Gather the lines below that include the string "code", copying each in full.

▶ **PROVIDED DATA**
** begin **

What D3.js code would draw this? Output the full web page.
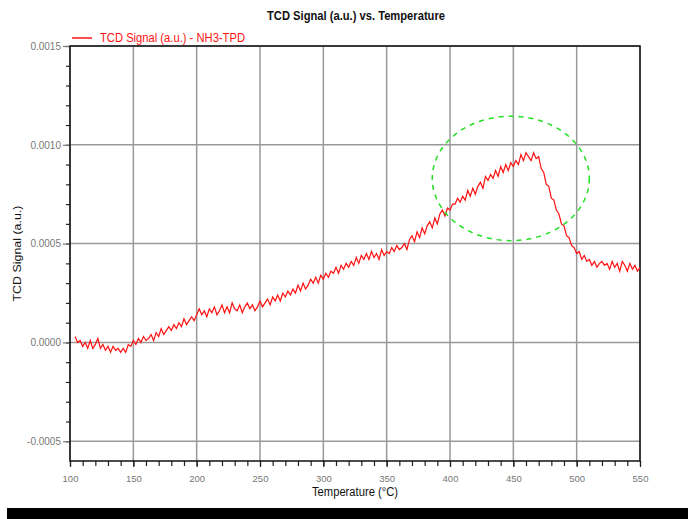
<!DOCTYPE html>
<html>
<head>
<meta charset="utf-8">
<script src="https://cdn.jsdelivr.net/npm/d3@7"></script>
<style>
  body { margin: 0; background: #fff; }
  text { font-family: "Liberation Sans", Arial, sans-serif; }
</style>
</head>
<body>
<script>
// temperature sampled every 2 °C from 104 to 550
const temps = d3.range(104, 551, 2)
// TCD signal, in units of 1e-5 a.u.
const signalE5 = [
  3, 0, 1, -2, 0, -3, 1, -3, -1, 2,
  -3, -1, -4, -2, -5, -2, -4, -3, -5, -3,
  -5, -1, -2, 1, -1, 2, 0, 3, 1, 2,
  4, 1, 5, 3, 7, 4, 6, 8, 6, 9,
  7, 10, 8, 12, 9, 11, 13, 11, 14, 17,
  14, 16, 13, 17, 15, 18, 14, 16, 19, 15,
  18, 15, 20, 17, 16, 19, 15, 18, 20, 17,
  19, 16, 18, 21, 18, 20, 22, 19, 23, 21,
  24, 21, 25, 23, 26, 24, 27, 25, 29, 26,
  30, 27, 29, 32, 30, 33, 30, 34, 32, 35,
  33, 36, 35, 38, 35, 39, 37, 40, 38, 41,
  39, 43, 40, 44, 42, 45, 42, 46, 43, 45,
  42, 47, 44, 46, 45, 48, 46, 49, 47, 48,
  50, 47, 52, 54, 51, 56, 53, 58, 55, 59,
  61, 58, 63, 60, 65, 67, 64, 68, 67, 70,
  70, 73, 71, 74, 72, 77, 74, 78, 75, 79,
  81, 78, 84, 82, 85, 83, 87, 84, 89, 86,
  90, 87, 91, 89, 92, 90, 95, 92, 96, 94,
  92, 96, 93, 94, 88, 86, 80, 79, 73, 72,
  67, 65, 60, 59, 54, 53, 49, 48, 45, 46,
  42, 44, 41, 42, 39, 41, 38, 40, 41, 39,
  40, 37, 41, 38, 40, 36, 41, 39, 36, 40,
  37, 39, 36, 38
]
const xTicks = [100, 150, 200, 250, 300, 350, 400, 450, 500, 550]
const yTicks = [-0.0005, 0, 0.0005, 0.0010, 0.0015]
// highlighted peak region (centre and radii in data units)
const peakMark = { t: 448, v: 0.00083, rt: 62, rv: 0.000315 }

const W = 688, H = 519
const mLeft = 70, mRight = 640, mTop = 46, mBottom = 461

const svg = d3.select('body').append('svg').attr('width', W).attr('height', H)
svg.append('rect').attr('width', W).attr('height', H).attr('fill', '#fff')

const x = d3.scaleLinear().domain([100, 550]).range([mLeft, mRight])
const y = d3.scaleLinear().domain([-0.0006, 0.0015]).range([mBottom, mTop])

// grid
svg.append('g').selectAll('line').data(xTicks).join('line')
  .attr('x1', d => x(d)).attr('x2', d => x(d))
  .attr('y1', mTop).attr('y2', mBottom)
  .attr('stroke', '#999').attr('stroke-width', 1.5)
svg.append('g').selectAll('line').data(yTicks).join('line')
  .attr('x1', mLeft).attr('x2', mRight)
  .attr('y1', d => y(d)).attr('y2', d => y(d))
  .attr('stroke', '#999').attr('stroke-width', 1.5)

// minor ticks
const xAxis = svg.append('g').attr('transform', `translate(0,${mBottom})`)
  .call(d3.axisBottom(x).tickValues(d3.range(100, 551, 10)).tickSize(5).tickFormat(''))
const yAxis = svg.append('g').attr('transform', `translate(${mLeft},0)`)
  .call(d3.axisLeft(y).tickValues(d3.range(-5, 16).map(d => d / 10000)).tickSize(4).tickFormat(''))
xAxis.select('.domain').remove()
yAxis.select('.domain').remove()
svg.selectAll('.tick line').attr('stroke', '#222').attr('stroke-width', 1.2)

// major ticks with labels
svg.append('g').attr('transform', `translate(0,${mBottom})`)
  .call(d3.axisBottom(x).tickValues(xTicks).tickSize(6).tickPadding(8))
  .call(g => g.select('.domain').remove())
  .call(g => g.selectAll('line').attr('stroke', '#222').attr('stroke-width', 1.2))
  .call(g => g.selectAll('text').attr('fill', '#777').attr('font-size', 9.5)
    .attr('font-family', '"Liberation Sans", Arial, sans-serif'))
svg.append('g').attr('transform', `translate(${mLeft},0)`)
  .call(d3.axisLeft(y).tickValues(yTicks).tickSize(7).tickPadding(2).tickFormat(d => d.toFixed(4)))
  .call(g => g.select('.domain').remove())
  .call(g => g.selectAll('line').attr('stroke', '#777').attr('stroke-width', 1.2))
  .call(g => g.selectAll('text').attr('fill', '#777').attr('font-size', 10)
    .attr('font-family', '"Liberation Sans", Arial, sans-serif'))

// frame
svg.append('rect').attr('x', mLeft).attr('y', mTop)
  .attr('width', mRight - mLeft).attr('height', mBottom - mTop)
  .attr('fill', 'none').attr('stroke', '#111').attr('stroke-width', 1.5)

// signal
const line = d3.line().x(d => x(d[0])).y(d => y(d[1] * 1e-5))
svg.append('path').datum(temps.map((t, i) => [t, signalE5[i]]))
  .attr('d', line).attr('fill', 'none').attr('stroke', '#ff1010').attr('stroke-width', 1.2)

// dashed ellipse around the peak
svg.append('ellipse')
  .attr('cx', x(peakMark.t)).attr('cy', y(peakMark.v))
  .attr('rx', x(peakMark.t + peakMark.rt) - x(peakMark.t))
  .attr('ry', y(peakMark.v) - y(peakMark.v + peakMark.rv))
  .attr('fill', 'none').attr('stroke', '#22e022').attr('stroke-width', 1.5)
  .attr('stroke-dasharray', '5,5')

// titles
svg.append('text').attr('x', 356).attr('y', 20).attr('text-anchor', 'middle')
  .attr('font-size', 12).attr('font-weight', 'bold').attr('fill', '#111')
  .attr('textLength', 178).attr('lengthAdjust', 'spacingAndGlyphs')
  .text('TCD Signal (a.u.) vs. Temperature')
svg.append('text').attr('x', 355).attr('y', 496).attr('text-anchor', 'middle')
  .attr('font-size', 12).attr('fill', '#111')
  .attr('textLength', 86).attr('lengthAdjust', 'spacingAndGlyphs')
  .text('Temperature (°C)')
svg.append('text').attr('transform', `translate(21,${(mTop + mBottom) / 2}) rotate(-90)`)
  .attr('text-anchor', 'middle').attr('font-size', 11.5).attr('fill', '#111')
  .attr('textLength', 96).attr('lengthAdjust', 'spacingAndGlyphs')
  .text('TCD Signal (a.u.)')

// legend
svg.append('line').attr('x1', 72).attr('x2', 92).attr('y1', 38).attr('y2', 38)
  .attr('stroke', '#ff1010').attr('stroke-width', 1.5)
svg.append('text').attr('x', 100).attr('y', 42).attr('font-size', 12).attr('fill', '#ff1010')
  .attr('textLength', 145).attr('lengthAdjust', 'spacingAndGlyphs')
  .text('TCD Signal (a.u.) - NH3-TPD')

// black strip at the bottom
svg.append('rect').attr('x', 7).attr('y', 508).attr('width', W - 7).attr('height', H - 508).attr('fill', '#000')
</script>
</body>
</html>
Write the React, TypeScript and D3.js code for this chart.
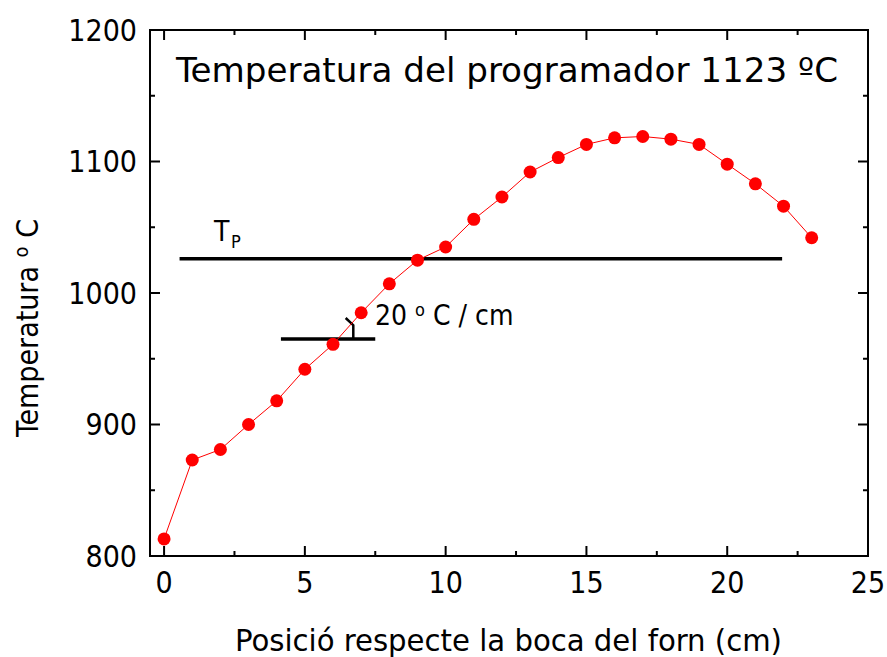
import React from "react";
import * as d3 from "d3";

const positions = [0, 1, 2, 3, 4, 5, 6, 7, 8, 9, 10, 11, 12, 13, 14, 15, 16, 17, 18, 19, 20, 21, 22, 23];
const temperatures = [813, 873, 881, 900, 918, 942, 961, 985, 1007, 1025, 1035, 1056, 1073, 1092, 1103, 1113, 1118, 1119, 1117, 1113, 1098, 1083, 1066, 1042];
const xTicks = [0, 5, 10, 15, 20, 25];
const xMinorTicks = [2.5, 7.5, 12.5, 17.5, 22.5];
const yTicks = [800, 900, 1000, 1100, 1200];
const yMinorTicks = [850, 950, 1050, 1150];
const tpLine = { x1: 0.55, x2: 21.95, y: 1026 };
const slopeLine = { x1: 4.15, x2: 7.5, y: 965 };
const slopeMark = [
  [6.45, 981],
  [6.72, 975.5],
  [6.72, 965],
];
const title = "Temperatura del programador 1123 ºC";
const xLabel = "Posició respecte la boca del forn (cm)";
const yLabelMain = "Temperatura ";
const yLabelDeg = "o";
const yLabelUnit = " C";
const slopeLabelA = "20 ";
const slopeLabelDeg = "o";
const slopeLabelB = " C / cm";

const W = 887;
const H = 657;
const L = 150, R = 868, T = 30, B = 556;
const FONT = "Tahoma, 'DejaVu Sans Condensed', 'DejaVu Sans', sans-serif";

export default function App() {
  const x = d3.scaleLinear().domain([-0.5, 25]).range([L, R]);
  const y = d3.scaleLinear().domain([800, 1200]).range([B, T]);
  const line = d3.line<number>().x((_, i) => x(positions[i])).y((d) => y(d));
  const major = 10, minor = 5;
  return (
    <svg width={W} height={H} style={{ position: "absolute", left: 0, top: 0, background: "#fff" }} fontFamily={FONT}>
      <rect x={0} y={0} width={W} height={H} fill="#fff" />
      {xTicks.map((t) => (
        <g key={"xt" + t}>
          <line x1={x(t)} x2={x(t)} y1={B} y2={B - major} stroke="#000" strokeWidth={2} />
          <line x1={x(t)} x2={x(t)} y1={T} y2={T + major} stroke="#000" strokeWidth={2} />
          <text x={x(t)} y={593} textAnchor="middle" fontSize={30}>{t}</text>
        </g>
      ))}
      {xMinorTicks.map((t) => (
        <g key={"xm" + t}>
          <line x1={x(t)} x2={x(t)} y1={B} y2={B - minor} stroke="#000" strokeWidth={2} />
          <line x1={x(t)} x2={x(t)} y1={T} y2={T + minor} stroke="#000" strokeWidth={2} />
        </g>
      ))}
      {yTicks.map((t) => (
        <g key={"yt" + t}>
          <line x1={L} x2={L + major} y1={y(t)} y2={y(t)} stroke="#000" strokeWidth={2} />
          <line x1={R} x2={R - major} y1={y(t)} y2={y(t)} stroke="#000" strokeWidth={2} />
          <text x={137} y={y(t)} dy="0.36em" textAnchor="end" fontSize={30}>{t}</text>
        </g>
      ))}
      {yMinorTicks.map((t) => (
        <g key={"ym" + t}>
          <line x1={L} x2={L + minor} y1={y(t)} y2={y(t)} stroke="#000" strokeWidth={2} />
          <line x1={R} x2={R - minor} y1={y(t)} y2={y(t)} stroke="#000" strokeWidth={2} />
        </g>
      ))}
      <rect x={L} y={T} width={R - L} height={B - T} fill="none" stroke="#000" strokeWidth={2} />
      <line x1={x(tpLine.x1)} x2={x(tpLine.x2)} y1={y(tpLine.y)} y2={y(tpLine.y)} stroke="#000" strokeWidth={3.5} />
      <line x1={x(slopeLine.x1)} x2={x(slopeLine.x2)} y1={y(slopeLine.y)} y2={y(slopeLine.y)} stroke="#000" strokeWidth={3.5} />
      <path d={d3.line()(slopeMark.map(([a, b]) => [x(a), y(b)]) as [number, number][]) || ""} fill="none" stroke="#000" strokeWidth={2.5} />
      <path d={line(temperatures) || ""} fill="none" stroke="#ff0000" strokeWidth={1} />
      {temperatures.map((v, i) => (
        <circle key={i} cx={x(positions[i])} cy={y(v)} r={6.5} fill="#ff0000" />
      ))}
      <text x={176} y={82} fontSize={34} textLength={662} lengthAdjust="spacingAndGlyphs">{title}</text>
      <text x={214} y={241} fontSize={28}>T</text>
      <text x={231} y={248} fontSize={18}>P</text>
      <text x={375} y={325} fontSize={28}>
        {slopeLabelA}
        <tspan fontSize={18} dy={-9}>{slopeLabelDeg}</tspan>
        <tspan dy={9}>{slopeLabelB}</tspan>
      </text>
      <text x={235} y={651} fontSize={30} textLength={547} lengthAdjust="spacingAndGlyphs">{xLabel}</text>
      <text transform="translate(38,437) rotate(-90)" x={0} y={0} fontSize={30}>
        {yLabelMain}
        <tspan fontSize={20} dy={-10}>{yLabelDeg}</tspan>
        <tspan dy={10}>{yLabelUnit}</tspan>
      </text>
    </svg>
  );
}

** end **

▶ **EXERCISE OUTPUT**
What D3.js code would draw this? Output the full web page.
Write the React, TypeScript and D3.js code for this chart.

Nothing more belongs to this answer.